• [Task goal] Repeat the material below word for word and leave out all pictures.

• [Data shown]
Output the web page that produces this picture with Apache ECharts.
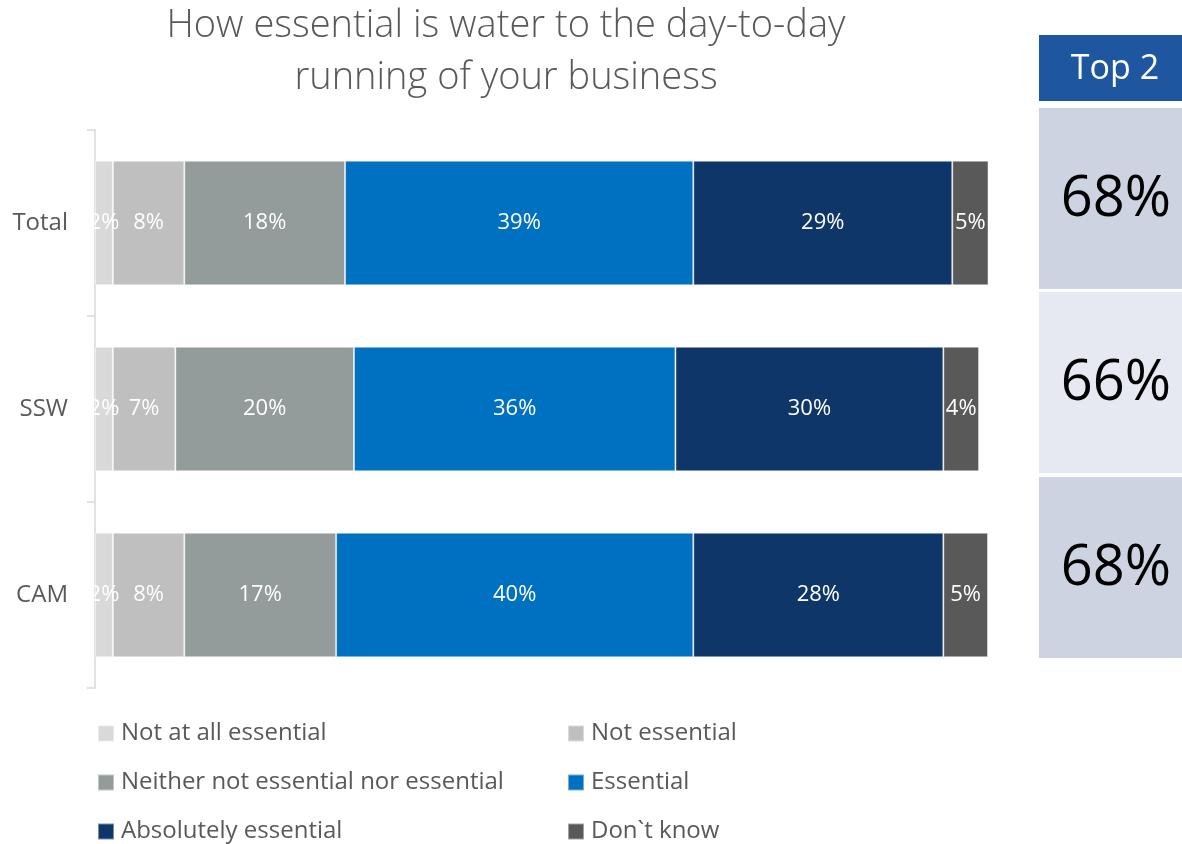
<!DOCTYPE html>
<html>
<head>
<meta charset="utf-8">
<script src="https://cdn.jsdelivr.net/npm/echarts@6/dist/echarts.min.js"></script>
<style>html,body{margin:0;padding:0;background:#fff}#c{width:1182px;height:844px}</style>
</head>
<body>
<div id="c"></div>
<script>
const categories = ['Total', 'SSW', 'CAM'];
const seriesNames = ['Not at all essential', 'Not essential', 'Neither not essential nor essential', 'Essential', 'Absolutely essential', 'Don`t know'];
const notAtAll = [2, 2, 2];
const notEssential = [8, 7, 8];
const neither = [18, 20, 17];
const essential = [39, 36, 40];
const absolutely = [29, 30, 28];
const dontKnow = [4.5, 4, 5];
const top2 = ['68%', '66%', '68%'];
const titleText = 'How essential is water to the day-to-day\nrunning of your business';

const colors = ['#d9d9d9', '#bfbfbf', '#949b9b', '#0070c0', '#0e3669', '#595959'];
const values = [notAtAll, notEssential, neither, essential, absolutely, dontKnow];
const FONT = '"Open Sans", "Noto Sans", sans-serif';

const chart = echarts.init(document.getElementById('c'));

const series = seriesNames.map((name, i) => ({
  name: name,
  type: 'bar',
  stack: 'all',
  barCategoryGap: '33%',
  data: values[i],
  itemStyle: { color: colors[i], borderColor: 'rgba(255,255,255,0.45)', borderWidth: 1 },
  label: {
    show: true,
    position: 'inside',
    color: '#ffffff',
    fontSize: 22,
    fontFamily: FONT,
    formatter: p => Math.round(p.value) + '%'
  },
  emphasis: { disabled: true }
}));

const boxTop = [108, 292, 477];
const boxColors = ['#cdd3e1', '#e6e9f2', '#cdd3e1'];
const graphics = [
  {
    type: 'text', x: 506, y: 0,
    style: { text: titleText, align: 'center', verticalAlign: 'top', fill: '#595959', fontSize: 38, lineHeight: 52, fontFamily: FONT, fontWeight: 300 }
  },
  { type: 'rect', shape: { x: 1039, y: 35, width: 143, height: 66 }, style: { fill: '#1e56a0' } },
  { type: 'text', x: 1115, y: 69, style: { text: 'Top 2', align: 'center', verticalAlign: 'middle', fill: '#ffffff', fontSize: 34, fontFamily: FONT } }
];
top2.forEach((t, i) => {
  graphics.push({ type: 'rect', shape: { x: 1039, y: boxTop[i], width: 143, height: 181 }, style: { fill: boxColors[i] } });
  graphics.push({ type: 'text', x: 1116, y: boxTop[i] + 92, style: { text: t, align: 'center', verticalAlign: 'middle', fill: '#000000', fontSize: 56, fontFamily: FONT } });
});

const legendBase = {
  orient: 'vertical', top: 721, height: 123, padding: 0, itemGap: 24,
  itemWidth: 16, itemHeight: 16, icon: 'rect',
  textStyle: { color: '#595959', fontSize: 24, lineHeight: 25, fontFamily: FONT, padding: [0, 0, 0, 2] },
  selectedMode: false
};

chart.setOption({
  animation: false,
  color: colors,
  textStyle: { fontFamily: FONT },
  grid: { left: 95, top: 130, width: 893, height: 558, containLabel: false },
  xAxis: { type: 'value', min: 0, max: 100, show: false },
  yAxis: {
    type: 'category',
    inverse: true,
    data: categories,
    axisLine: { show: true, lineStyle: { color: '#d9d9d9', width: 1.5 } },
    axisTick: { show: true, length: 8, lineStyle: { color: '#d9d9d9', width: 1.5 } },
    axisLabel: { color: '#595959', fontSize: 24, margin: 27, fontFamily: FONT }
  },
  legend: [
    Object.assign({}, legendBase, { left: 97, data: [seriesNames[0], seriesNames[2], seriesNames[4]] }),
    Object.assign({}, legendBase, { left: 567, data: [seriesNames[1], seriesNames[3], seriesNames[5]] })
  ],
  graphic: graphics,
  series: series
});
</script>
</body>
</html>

• [Result below]
Output the web page that produces this picture with Apache ECharts.
<!DOCTYPE html>
<html>
<head>
<meta charset="utf-8">
<script src="https://cdn.jsdelivr.net/npm/echarts@6/dist/echarts.min.js"></script>
<style>html,body{margin:0;padding:0;background:#fff}#c{width:1182px;height:844px}</style>
</head>
<body>
<div id="c"></div>
<script>
const categories = ['Total', 'SSW', 'CAM'];
const seriesNames = ['Not at all essential', 'Not essential', 'Neither not essential nor essential', 'Essential', 'Absolutely essential', 'Don`t know'];
const notAtAll = [2, 2, 2];
const notEssential = [8, 7, 8];
const neither = [18, 20, 17];
const essential = [39, 36, 40];
const absolutely = [29, 30, 28];
const dontKnow = [4.5, 4, 5];
const top2 = ['68%', '66%', '68%'];
const titleText = 'How essential is water to the day-to-day\nrunning of your business';

const colors = ['#d9d9d9', '#bfbfbf', '#949b9b', '#0070c0', '#0e3669', '#595959'];
const values = [notAtAll, notEssential, neither, essential, absolutely, dontKnow];
const FONT = '"Open Sans", "Noto Sans", sans-serif';

const chart = echarts.init(document.getElementById('c'));

const series = seriesNames.map((name, i) => ({
  name: name,
  type: 'bar',
  stack: 'all',
  barCategoryGap: '33%',
  data: values[i],
  itemStyle: { color: colors[i], borderColor: 'rgba(255,255,255,0.45)', borderWidth: 1 },
  label: {
    show: true,
    position: 'inside',
    color: '#ffffff',
    fontSize: 22,
    fontFamily: FONT,
    formatter: p => Math.round(p.value) + '%'
  },
  emphasis: { disabled: true }
}));

const boxTop = [108, 292, 477];
const boxColors = ['#cdd3e1', '#e6e9f2', '#cdd3e1'];
const graphics = [
  {
    type: 'text', x: 506, y: 0,
    style: { text: titleText, align: 'center', verticalAlign: 'top', fill: '#595959', fontSize: 38, lineHeight: 52, fontFamily: FONT, fontWeight: 300 }
  },
  { type: 'rect', shape: { x: 1039, y: 35, width: 143, height: 66 }, style: { fill: '#1e56a0' } },
  { type: 'text', x: 1115, y: 69, style: { text: 'Top 2', align: 'center', verticalAlign: 'middle', fill: '#ffffff', fontSize: 34, fontFamily: FONT } }
];
top2.forEach((t, i) => {
  graphics.push({ type: 'rect', shape: { x: 1039, y: boxTop[i], width: 143, height: 181 }, style: { fill: boxColors[i] } });
  graphics.push({ type: 'text', x: 1116, y: boxTop[i] + 92, style: { text: t, align: 'center', verticalAlign: 'middle', fill: '#000000', fontSize: 56, fontFamily: FONT } });
});

const legendBase = {
  orient: 'vertical', top: 721, height: 123, padding: 0, itemGap: 24,
  itemWidth: 16, itemHeight: 16, icon: 'rect',
  textStyle: { color: '#595959', fontSize: 24, lineHeight: 25, fontFamily: FONT, padding: [0, 0, 0, 2] },
  selectedMode: false
};

chart.setOption({
  animation: false,
  color: colors,
  textStyle: { fontFamily: FONT },
  grid: { left: 95, top: 130, width: 893, height: 558, containLabel: false },
  xAxis: { type: 'value', min: 0, max: 100, show: false },
  yAxis: {
    type: 'category',
    inverse: true,
    data: categories,
    axisLine: { show: true, lineStyle: { color: '#d9d9d9', width: 1.5 } },
    axisTick: { show: true, length: 8, lineStyle: { color: '#d9d9d9', width: 1.5 } },
    axisLabel: { color: '#595959', fontSize: 24, margin: 27, fontFamily: FONT }
  },
  legend: [
    Object.assign({}, legendBase, { left: 97, data: [seriesNames[0], seriesNames[2], seriesNames[4]] }),
    Object.assign({}, legendBase, { left: 567, data: [seriesNames[1], seriesNames[3], seriesNames[5]] })
  ],
  graphic: graphics,
  series: series
});
</script>
</body>
</html>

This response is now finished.